= WHAT TO PRODUCE =
Sort through the data and copy the lines holding the word "chart".

▬▬▬▬▬▬

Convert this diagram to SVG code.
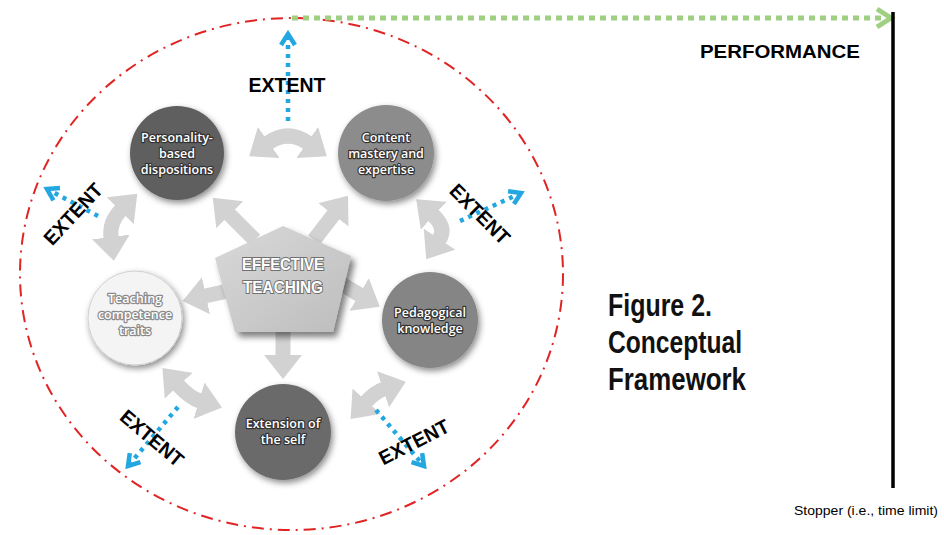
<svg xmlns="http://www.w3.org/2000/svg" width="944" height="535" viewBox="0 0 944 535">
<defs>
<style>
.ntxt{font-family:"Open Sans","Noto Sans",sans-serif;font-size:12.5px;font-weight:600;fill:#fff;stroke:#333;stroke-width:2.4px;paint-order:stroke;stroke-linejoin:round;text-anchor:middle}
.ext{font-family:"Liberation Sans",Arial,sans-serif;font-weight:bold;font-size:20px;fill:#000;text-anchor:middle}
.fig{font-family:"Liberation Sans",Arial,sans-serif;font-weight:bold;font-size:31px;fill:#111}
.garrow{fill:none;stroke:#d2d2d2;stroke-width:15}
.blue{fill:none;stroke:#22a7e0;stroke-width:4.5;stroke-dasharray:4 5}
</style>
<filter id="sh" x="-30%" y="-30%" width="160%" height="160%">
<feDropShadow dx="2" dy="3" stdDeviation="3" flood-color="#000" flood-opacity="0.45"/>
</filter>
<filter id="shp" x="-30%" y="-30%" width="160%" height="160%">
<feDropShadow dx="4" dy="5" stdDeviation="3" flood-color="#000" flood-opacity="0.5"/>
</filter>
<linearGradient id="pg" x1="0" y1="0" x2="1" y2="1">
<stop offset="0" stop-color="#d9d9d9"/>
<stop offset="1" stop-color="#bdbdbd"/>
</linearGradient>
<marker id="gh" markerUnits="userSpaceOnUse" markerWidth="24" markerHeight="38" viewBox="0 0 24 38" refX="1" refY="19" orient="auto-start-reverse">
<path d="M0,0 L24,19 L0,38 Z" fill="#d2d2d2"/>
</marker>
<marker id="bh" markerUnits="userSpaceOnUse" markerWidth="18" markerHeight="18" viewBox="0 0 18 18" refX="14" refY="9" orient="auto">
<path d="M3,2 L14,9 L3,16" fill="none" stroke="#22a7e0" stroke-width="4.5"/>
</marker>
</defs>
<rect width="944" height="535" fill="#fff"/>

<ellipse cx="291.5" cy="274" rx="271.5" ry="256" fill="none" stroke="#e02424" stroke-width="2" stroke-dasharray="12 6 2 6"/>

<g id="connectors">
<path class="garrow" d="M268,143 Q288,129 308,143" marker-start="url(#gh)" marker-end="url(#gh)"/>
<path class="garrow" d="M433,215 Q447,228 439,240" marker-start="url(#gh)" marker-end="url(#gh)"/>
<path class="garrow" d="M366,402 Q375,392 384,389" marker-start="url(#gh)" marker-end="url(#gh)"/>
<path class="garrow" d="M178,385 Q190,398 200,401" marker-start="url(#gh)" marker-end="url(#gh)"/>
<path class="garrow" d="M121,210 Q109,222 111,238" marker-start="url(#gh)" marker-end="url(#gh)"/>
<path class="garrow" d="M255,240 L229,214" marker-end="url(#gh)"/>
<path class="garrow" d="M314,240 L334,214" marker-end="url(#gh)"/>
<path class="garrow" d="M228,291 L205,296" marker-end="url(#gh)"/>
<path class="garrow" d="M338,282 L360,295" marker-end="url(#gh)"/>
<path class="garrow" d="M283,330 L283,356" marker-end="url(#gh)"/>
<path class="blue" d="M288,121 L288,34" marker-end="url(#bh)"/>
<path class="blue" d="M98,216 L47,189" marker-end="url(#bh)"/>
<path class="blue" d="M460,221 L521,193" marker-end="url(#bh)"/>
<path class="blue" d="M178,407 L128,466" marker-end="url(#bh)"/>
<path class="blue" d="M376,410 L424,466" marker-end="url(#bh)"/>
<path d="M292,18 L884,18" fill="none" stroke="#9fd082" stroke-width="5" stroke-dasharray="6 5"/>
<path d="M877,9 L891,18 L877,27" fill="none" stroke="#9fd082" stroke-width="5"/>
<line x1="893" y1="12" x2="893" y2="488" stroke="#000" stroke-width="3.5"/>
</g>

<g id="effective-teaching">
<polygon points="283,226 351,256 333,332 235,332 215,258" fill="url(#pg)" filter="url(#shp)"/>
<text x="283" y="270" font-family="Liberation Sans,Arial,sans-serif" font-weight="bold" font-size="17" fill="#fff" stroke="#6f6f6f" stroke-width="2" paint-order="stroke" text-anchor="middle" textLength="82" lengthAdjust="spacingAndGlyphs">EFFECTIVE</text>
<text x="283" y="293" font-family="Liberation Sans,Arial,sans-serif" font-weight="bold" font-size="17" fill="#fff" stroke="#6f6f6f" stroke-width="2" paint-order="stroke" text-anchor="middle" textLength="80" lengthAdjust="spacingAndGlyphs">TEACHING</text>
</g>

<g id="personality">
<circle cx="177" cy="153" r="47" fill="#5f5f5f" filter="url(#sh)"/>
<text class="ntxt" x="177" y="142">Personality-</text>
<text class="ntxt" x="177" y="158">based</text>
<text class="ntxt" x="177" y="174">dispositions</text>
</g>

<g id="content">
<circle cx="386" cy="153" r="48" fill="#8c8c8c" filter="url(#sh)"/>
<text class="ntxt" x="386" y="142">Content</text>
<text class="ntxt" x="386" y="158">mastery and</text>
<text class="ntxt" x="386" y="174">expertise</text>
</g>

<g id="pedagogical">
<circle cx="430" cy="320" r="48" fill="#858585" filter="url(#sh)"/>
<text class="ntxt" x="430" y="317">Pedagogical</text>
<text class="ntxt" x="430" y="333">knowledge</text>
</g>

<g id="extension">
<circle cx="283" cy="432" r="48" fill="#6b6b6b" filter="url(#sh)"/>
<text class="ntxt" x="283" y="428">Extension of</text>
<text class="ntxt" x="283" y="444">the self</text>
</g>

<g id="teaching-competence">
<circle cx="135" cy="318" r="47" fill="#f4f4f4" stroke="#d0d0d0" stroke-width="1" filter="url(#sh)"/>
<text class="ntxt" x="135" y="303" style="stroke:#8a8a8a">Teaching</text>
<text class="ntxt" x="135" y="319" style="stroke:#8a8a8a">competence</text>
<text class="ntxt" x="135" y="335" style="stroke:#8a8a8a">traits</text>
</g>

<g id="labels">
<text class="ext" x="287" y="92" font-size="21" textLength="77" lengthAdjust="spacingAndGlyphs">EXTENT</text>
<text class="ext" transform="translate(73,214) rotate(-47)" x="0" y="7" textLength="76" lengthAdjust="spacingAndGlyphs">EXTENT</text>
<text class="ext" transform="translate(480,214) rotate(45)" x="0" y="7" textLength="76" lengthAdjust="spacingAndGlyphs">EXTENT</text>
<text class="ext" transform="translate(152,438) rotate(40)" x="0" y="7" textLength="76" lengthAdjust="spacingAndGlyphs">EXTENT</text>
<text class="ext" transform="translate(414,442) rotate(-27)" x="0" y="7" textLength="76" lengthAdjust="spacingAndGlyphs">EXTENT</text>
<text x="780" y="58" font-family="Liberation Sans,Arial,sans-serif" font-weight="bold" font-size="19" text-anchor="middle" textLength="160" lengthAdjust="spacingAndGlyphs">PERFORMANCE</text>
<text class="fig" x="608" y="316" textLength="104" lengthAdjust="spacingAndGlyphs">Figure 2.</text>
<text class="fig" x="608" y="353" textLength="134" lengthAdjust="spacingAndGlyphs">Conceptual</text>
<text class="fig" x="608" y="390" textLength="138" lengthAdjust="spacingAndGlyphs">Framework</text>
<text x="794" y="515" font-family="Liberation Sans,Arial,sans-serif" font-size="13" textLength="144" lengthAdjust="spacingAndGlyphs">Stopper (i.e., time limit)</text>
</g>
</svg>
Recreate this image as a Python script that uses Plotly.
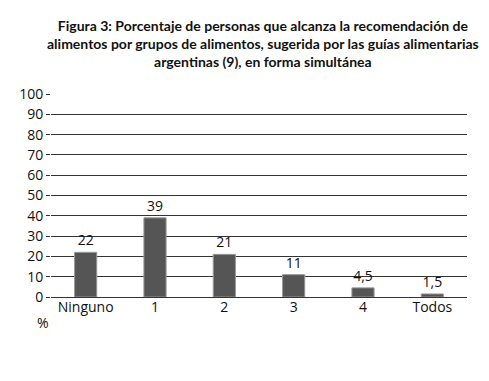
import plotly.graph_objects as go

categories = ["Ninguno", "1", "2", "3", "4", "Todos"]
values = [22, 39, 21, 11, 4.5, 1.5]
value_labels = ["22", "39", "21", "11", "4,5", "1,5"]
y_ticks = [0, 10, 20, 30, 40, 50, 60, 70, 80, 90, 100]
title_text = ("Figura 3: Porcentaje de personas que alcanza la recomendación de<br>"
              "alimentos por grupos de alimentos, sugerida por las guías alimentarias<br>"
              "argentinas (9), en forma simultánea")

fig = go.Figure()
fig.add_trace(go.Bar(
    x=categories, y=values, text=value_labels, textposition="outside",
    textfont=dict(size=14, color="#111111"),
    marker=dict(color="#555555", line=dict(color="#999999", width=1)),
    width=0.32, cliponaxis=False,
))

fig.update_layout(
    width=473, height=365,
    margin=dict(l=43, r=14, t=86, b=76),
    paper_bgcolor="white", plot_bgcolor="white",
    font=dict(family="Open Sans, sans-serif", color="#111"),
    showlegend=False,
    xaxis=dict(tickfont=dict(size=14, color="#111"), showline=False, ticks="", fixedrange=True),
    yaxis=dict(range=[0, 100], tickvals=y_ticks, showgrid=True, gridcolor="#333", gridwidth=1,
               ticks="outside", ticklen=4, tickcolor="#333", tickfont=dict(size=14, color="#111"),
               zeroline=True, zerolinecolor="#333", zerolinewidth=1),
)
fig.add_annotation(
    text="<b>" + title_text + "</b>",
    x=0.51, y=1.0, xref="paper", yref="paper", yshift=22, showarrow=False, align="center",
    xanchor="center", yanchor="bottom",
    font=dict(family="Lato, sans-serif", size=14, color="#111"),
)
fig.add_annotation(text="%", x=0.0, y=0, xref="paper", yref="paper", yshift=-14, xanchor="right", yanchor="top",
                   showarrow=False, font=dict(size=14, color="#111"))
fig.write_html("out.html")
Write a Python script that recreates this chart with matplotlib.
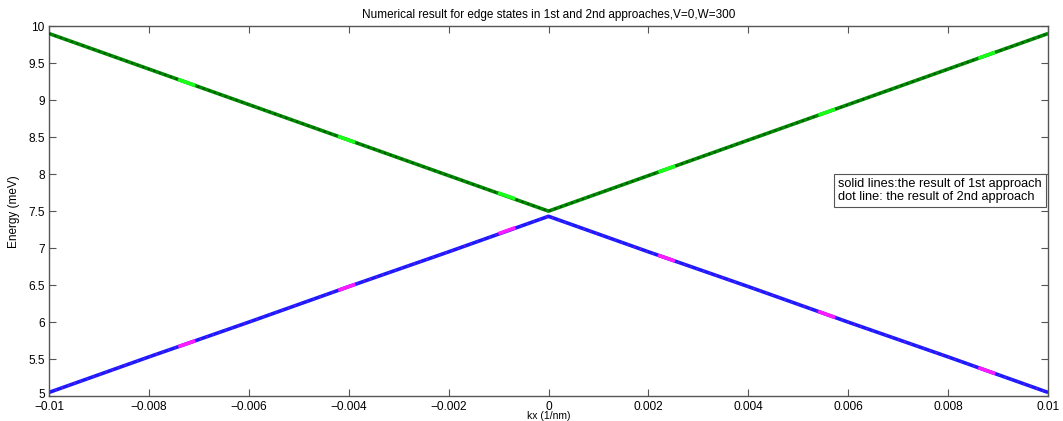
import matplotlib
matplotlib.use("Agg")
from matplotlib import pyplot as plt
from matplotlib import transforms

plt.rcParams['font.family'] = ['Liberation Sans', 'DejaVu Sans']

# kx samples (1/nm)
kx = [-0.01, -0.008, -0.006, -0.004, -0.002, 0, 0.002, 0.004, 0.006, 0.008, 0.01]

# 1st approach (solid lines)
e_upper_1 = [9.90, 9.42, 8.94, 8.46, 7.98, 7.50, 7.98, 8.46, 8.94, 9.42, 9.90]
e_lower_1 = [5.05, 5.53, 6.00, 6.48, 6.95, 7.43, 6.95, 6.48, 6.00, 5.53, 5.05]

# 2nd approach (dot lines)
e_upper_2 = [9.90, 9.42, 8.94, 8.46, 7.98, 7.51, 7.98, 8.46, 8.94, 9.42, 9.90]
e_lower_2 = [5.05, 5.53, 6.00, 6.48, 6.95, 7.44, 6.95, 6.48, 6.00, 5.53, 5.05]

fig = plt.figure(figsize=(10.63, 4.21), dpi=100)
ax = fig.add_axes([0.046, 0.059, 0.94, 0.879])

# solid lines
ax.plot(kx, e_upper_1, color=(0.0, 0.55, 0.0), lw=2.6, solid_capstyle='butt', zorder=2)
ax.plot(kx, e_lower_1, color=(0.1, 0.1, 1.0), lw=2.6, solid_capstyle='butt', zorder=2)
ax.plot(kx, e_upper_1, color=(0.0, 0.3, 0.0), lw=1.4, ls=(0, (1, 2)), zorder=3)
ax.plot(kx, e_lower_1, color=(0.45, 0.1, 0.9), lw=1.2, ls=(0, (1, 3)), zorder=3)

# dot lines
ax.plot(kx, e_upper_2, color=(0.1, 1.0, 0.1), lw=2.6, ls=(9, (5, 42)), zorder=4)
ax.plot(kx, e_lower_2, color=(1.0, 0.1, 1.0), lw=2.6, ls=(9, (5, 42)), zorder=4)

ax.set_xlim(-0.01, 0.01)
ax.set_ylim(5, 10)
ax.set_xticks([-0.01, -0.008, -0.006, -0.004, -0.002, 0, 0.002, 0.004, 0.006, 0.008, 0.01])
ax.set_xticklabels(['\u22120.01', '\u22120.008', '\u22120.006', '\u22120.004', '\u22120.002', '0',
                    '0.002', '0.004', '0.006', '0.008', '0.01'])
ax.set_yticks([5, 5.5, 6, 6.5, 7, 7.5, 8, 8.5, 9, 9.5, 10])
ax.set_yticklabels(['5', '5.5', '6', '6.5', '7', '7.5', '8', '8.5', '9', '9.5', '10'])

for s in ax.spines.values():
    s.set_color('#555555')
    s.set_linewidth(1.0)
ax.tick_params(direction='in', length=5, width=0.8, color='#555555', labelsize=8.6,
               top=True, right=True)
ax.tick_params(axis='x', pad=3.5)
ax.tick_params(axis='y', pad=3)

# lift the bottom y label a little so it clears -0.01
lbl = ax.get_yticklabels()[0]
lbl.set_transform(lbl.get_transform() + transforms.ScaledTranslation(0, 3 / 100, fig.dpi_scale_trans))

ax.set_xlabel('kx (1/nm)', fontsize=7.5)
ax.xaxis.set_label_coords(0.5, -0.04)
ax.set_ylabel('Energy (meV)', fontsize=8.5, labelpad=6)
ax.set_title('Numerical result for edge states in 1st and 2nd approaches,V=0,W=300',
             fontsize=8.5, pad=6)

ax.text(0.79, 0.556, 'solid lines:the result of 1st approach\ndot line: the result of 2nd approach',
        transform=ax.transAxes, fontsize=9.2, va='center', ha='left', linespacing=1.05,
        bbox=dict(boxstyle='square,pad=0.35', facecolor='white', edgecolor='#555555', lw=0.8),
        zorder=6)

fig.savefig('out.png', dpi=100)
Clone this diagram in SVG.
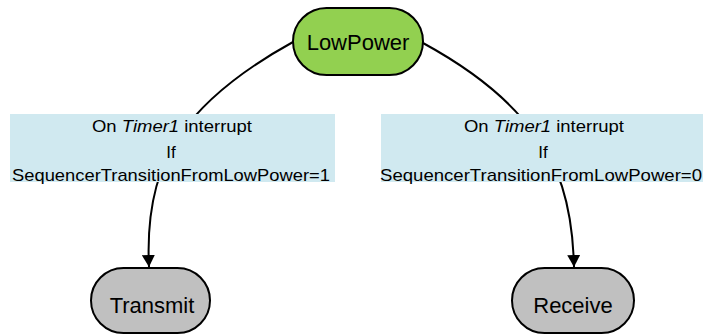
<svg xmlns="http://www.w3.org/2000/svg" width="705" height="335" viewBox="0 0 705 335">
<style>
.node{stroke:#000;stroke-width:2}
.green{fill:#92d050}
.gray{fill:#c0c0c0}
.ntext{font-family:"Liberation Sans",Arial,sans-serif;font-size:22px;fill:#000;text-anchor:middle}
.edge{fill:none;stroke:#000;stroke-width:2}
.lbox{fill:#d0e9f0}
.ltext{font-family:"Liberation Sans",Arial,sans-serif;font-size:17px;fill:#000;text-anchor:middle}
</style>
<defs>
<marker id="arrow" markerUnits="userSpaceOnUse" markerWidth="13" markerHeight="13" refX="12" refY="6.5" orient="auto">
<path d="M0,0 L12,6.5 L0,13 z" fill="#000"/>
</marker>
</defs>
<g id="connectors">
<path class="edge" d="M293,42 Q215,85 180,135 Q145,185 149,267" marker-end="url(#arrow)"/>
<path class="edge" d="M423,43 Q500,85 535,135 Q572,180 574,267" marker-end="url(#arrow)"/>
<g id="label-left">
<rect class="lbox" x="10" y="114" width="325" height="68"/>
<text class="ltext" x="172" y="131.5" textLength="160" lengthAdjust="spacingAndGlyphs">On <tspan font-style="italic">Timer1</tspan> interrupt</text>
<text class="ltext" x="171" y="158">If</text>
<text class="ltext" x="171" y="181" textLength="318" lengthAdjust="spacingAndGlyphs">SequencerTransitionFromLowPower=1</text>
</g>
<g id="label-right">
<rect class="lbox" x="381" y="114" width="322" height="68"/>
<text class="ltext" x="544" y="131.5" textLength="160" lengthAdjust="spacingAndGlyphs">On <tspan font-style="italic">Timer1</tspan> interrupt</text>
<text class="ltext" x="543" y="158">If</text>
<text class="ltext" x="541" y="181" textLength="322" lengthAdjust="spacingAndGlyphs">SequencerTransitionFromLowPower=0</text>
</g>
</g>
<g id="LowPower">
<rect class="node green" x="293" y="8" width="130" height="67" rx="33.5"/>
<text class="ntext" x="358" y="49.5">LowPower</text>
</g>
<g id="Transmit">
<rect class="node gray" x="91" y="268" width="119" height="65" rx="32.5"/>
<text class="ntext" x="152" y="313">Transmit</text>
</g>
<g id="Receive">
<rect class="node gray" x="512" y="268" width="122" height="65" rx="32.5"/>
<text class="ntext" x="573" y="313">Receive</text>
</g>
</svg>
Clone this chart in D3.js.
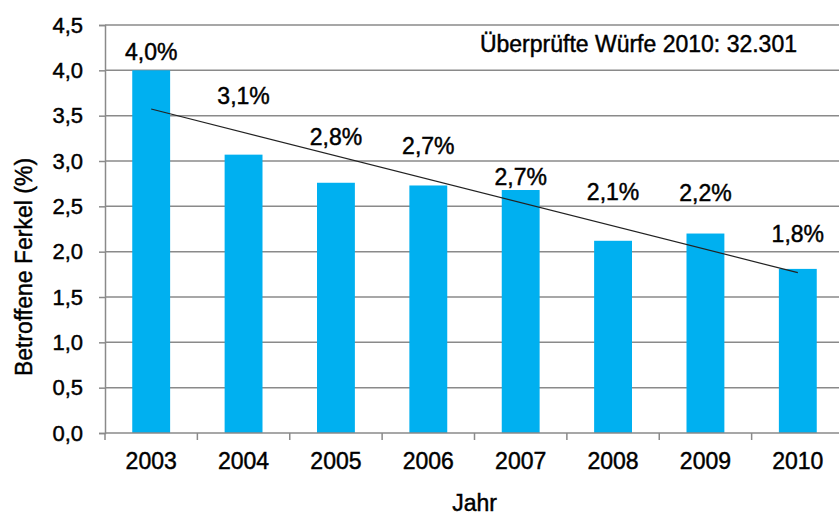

▬▬▬▬▬▬

= TASK RESULT =
Write a Python script that recreates this chart with matplotlib.
Clone this chart in D3.js.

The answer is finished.